- [Problem description]:
Copy the data exactly; pictures stay out of the copy.

- [Data lines]:
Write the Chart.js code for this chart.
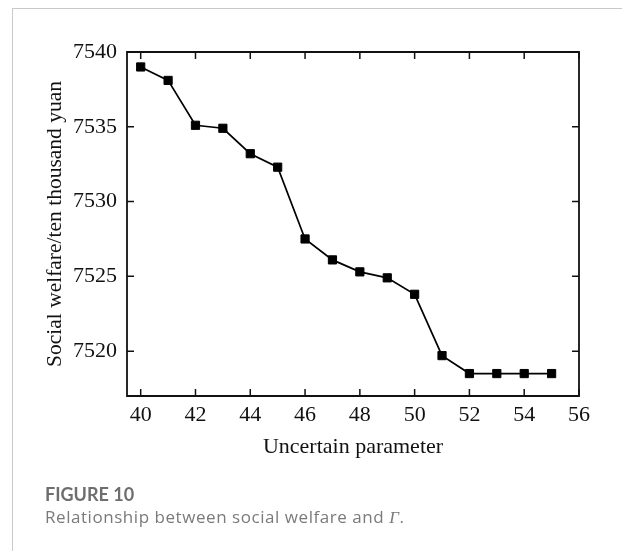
<!DOCTYPE html>
<html>
<head>
<meta charset="utf-8">
<script src="https://cdn.jsdelivr.net/npm/chart.js@4"></script>
<style>
  html, body { margin: 0; padding: 0; background: #fff; width: 622px; height: 551px; overflow: hidden; }
  #frame { position: absolute; left: 12px; top: 8px; width: 700px; height: 700px;
           border-left: 1px solid #c9c9c9; border-top: 1px solid #c9c9c9; }
  #wrap { position: absolute; left: 0; top: 0; width: 622px; height: 551px; }
  .cap { position: absolute; left: 45px; white-space: nowrap; }
  #figno { top: 483px; font-family: Lato, "Open Sans", sans-serif; font-size: 18px; font-weight: 700; color: #6e6e6e; }
  #figtxt { top: 505px; font-family: "Open Sans", Lato, sans-serif; font-size: 17px; letter-spacing: 0.55px; color: #7a7a7a; }
  #figtxt i { font-family: "Liberation Serif", serif; }
</style>
</head>
<body>
<div id="frame"></div>
<div id="wrap"><canvas id="c" width="622" height="551"></canvas></div>
<div class="cap" id="figno">FIGURE 10</div>
<div class="cap" id="figtxt">Relationship between social welfare and <i>Γ</i>.</div>
<script>
// Uncertain parameter values and the resulting social welfare (ten thousand yuan)
const gammaValues = [40, 41, 42, 43, 44, 45, 46, 47, 48, 49, 50, 51, 52, 53, 54, 55];
const welfareValues = [7539.0, 7538.1, 7535.1, 7534.9, 7533.2, 7532.3, 7527.5, 7526.1,
                       7525.3, 7524.9, 7523.8, 7519.7, 7518.5, 7518.5, 7518.5, 7518.5];

// Labelled tick positions on each axis
const xTickValues = [40, 42, 44, 46, 48, 50, 52, 54, 56];
const yTickValues = [7520, 7525, 7530, 7535, 7540];

const serif = "'Liberation Serif', 'Times New Roman', serif";
const ink = '#111';

// Closed frame around the plot with short inward ticks on all four sides
const boxedAxes = {
  id: 'boxedAxes',
  beforeDatasetsDraw(chart) {
    const { ctx, chartArea: a, scales: { x, y } } = chart;
    const len = 7;
    ctx.save();
    ctx.strokeStyle = ink;
    ctx.lineWidth = 1.8;
    ctx.beginPath();
    ctx.rect(a.left, a.top, a.right - a.left, a.bottom - a.top);
    ctx.stroke();
    ctx.lineWidth = 1.5;
    ctx.beginPath();
    xTickValues.forEach(v => {
      const px = x.getPixelForValue(v);
      ctx.moveTo(px, a.bottom); ctx.lineTo(px, a.bottom - len);
      ctx.moveTo(px, a.top); ctx.lineTo(px, a.top + len);
    });
    yTickValues.forEach(v => {
      const py = y.getPixelForValue(v);
      ctx.moveTo(a.left, py); ctx.lineTo(a.left + len, py);
      ctx.moveTo(a.right, py); ctx.lineTo(a.right - len, py);
    });
    ctx.stroke();
    ctx.restore();
  }
};

new Chart(document.getElementById('c'), {
  type: 'line',
  data: {
    datasets: [{
      data: gammaValues.map((g, i) => ({ x: g, y: welfareValues[i] })),
      borderColor: '#000',
      borderWidth: 1.7,
      tension: 0,
      pointStyle: 'rect',
      pointRadius: 5.8,
      pointBackgroundColor: '#000',
      pointBorderColor: '#000',
      pointBorderWidth: 1
    }]
  },
  options: {
    responsive: false,
    animation: false,
    devicePixelRatio: 1,
    layout: { padding: { top: 52, right: 43, bottom: 0, left: 0 } },
    plugins: { legend: { display: false }, tooltip: { enabled: false } },
    scales: {
      x: {
        type: 'linear',
        min: 39.5,
        max: 56,
        grid: { display: false, drawTicks: false },
        border: { display: false },
        afterBuildTicks: s => { s.ticks = xTickValues.map(v => ({ value: v })); },
        afterFit: s => { s.height = 155; },
        ticks: { color: ink, padding: 6, maxRotation: 0, autoSkip: false,
                 callback: v => String(v),
                 font: { family: serif, size: 22 } },
        title: { display: true, text: 'Uncertain parameter', color: ink,
                 font: { family: serif, size: 22 }, padding: { top: 0, bottom: 91 } }
      },
      y: {
        min: 7517,
        max: 7540,
        grid: { display: false, drawTicks: false },
        border: { display: false },
        afterBuildTicks: s => { s.ticks = yTickValues.map(v => ({ value: v })); },
        afterFit: s => { s.width = 127; },
        ticks: { color: ink, padding: 10, callback: v => String(v),
                 font: { family: serif, size: 22 } },
        title: { display: true, text: 'Social welfare/ten thousand yuan', color: ink,
                 font: { family: serif, size: 21.5 }, padding: { top: 42, bottom: 0 } }
      }
    }
  },
  plugins: [boxedAxes]
});
</script>
</body>
</html>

- [Solution for this problem]:
Write the Chart.js code for this chart.
<!DOCTYPE html>
<html>
<head>
<meta charset="utf-8">
<script src="https://cdn.jsdelivr.net/npm/chart.js@4"></script>
<style>
  html, body { margin: 0; padding: 0; background: #fff; width: 622px; height: 551px; overflow: hidden; }
  #frame { position: absolute; left: 12px; top: 8px; width: 700px; height: 700px;
           border-left: 1px solid #c9c9c9; border-top: 1px solid #c9c9c9; }
  #wrap { position: absolute; left: 0; top: 0; width: 622px; height: 551px; }
  .cap { position: absolute; left: 45px; white-space: nowrap; }
  #figno { top: 483px; font-family: Lato, "Open Sans", sans-serif; font-size: 18px; font-weight: 700; color: #6e6e6e; }
  #figtxt { top: 505px; font-family: "Open Sans", Lato, sans-serif; font-size: 17px; letter-spacing: 0.55px; color: #7a7a7a; }
  #figtxt i { font-family: "Liberation Serif", serif; }
</style>
</head>
<body>
<div id="frame"></div>
<div id="wrap"><canvas id="c" width="622" height="551"></canvas></div>
<div class="cap" id="figno">FIGURE 10</div>
<div class="cap" id="figtxt">Relationship between social welfare and <i>Γ</i>.</div>
<script>
// Uncertain parameter values and the resulting social welfare (ten thousand yuan)
const gammaValues = [40, 41, 42, 43, 44, 45, 46, 47, 48, 49, 50, 51, 52, 53, 54, 55];
const welfareValues = [7539.0, 7538.1, 7535.1, 7534.9, 7533.2, 7532.3, 7527.5, 7526.1,
                       7525.3, 7524.9, 7523.8, 7519.7, 7518.5, 7518.5, 7518.5, 7518.5];

// Labelled tick positions on each axis
const xTickValues = [40, 42, 44, 46, 48, 50, 52, 54, 56];
const yTickValues = [7520, 7525, 7530, 7535, 7540];

const serif = "'Liberation Serif', 'Times New Roman', serif";
const ink = '#111';

// Closed frame around the plot with short inward ticks on all four sides
const boxedAxes = {
  id: 'boxedAxes',
  beforeDatasetsDraw(chart) {
    const { ctx, chartArea: a, scales: { x, y } } = chart;
    const len = 7;
    ctx.save();
    ctx.strokeStyle = ink;
    ctx.lineWidth = 1.8;
    ctx.beginPath();
    ctx.rect(a.left, a.top, a.right - a.left, a.bottom - a.top);
    ctx.stroke();
    ctx.lineWidth = 1.5;
    ctx.beginPath();
    xTickValues.forEach(v => {
      const px = x.getPixelForValue(v);
      ctx.moveTo(px, a.bottom); ctx.lineTo(px, a.bottom - len);
      ctx.moveTo(px, a.top); ctx.lineTo(px, a.top + len);
    });
    yTickValues.forEach(v => {
      const py = y.getPixelForValue(v);
      ctx.moveTo(a.left, py); ctx.lineTo(a.left + len, py);
      ctx.moveTo(a.right, py); ctx.lineTo(a.right - len, py);
    });
    ctx.stroke();
    ctx.restore();
  }
};

new Chart(document.getElementById('c'), {
  type: 'line',
  data: {
    datasets: [{
      data: gammaValues.map((g, i) => ({ x: g, y: welfareValues[i] })),
      borderColor: '#000',
      borderWidth: 1.7,
      tension: 0,
      pointStyle: 'rect',
      pointRadius: 5.8,
      pointBackgroundColor: '#000',
      pointBorderColor: '#000',
      pointBorderWidth: 1
    }]
  },
  options: {
    responsive: false,
    animation: false,
    devicePixelRatio: 1,
    layout: { padding: { top: 52, right: 43, bottom: 0, left: 0 } },
    plugins: { legend: { display: false }, tooltip: { enabled: false } },
    scales: {
      x: {
        type: 'linear',
        min: 39.5,
        max: 56,
        grid: { display: false, drawTicks: false },
        border: { display: false },
        afterBuildTicks: s => { s.ticks = xTickValues.map(v => ({ value: v })); },
        afterFit: s => { s.height = 155; },
        ticks: { color: ink, padding: 6, maxRotation: 0, autoSkip: false,
                 callback: v => String(v),
                 font: { family: serif, size: 22 } },
        title: { display: true, text: 'Uncertain parameter', color: ink,
                 font: { family: serif, size: 22 }, padding: { top: 0, bottom: 91 } }
      },
      y: {
        min: 7517,
        max: 7540,
        grid: { display: false, drawTicks: false },
        border: { display: false },
        afterBuildTicks: s => { s.ticks = yTickValues.map(v => ({ value: v })); },
        afterFit: s => { s.width = 127; },
        ticks: { color: ink, padding: 10, callback: v => String(v),
                 font: { family: serif, size: 22 } },
        title: { display: true, text: 'Social welfare/ten thousand yuan', color: ink,
                 font: { family: serif, size: 21.5 }, padding: { top: 42, bottom: 0 } }
      }
    }
  },
  plugins: [boxedAxes]
});
</script>
</body>
</html>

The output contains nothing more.